Pour préserver la faune, la solution n’est pas forcément de créer artificiellement nichoirs ou abris, mais de faire en sorte que les animaux en tous genres renouent avec des habitats naturels. Certes, certains vignerons ont pu installer ruches ou dorlotoirs pour les abeilles, parfois en partenariat avec des apiculteurs ; mais à en croire Jessica Aubert, les aménagements pour faire revenir la faune peuvent être relativement simples : « On laisse un tas de pierre pour accueillir les couleuvres, on ne ferme pas les entrées de charpentes pour les chauves-souris, on maintient un petit trou dans les hangars pour les chouettes ou hirondelles… et si l’on est incommodé par leurs déjections, on met des cartons ! ». 

En 11 ans, elle a observé des changements tangibles sur son exploitation : des papillons qu’elle ne voyait plus sont de retour, des limaces inédites, des phasmes, des vers luisants, des coccinelles en pagaille… « Autant d’espèces qui étaient bien plus rares il y a quelques années ». Même son de cloche à La Dauphine (Fronsac) : « J’ai vu l’évolution en 10 ans », raconte Stéphanie Barousse, directrice du Château. « On voit plus d’animaux, d’insectes, des vers de terre, des renards, des chevreuils, des écureuils, des hérissons… et une multitude de plantes dans les vignes, comme de la menthe… » 

On constate que les sols sont plus vivants comme si la vie était revenue ; la vigne est plus forte, plus vigoureuse, moins chétive

Bien évidemment, ne laissons pas croire que la biodiversité serait un remède à tout. « Non, planter des haies ne résout pas tous les problèmes ! » met en garde Adrien Rusch, rappelant que le vignoble de Bordeaux doit notamment composer avec des pathogènes liés au climat tempéré océanique. 

Néanmoins, préserver la biodiversité peut être une stratégie gagnant-gagnant : parmi les animaux, oiseaux et micro-organismes de retour dans le vignoble, certains vont se nourrir des insectes ravageurs de la vigne, permettant de diminuer – quand ce n’est pas remplacer – les traitements.
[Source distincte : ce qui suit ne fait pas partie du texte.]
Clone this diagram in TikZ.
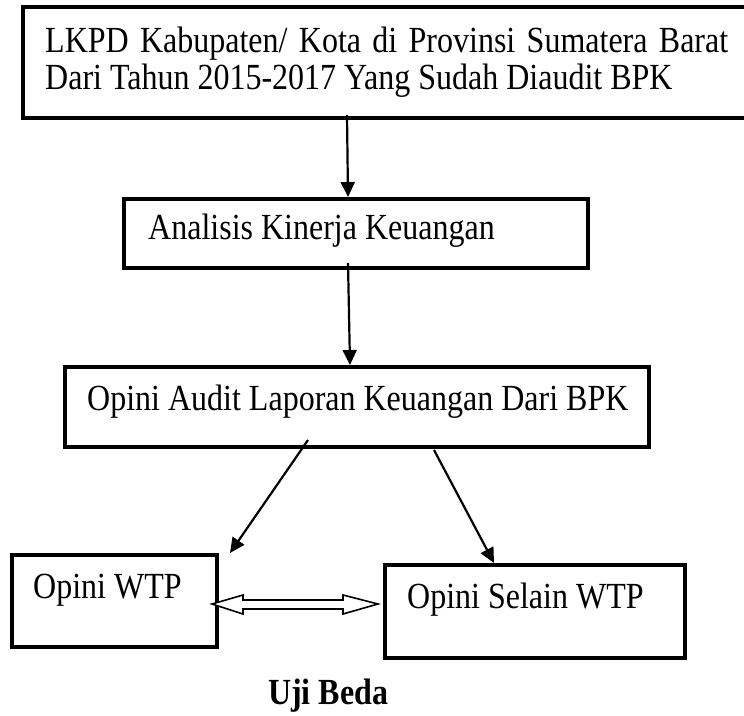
\documentclass[tikz,border=0pt]{standalone}
\usepackage{fontspec}
\setmainfont{Liberation Serif}
\usetikzlibrary{arrows.meta,calc}
\newcommand{\tallt}[1]{\scalebox{1}[1.15]{#1}}
\begin{document}
\begin{tikzpicture}[x=1pt,y=-1pt,
  boxst/.style={draw,line width=3.6pt,rectangle,inner sep=0pt,outer sep=0pt,anchor=north west},
  txt/.style={inner sep=0pt,anchor=base west,font=\fontsize{32pt}{38pt}\selectfont},
  arr/.style={line width=2.2pt,-{Triangle[width=14pt,length=15pt]}},
  dbl/.style={line width=1.6pt,fill=white,line join=miter}]
\path[use as bounding box] (0,0) rectangle (744,715);
\clip (0,0) rectangle (744,715);
% boxes
\node[boxst,minimum width=777pt,minimum height=111pt] (b1) at (23,7) {};
\node[boxst,minimum width=464pt,minimum height=69pt] (b2) at (124,199) {};
\node[boxst,minimum width=584pt,minimum height=80pt] (b3) at (65,367) {};
\node[boxst,minimum width=205pt,minimum height=92pt] (b4) at (12,555) {};
\node[boxst,minimum width=300pt,minimum height=93pt] (b5) at (385,565) {};
% texts
\node[txt] (t1a) at (45,52) {\tallt{\makebox[683pt][s]{LKPD Kabupaten/ Kota di Provinsi Sumatera Barat}}};
\node[txt] (t1b) at (45,89) {\tallt{Dari Tahun 2015-2017 Yang Sudah Diaudit BPK}};
\node[txt] (t2) at (148,239) {\tallt{Analisis Kinerja Keuangan}};
\node[txt] (t3) at (87,410) {\tallt{Opini Audit Laporan Keuangan Dari BPK}};
\node[txt] (t4) at (33,598) {\tallt{Opini WTP}};
\node[txt] (t5) at (407,608) {\tallt{Opini Selain WTP}};
\node[txt,font=\fontsize{32pt}{38pt}\selectfont\bfseries] (t6) at (268,704) {\tallt{Uji Beda}};
% connector end points
\coordinate (a1s) at (347,115);
\coordinate (a1e) at (348,197);
\coordinate (a2s) at (348,263);
\coordinate (a2e) at (350,365);
\coordinate (a3s) at (308,440);
\coordinate (a3e) at (230,553);
\coordinate (a4s) at (434,450);
\coordinate (a4e) at (494,563);
\coordinate (dl) at (212,604);
\coordinate (dr) at (378,604);
% connectors
\draw[arr] (a1s) -- (a1e);
\draw[arr] (a2s) -- (a2e);
\draw[arr] (a3s) -- (a3e);
\draw[arr] (a4s) -- (a4e);
\draw[dbl] (dl) -- ++(31,-9) -- ++(0,5) -- ($(dr)+(-35,-4)$) -- ++(0,-5) -- (dr)
  -- ++(-35,10) -- ++(0,-5) -- ($(dl)+(31,5)$) -- ++(0,5) -- cycle;
\end{tikzpicture}
\end{document}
Des travaux de la Ligue de Protection des Oiseaux (LPO) ont ainsi démontré l’efficacité redoutable de la Pipistrelle, une chauve-souris fréquemment observée dans le vignoble, sur la diminution des papillons de tordeuses de la grappe qu’elle s’empresse de dévorer la nuit. La coccinelle, elle, raffole de la cicadelle, autre ravageur de la vigne. Plus globalement, « des couverts végétaux diversifiés augmentent la présence de biodiversité (insectes, papillons, abeilles), améliorant la régulation des bioagresseurs et assurant une meilleure fertilité des sols », complète Adrien Rusch. 

A l’échelle du sol, justement, macrofaune et mésofaune participent à la décomposition de la matière organique, et relâchent des nutriments qui, in fine, aident la plante. Cette faune maintient la fertilité des sols, participe à la dégradation de polluants, assure la réserve hydrique… Autant de bénéfices pour le viticulteur dans la conduite de son vignoble.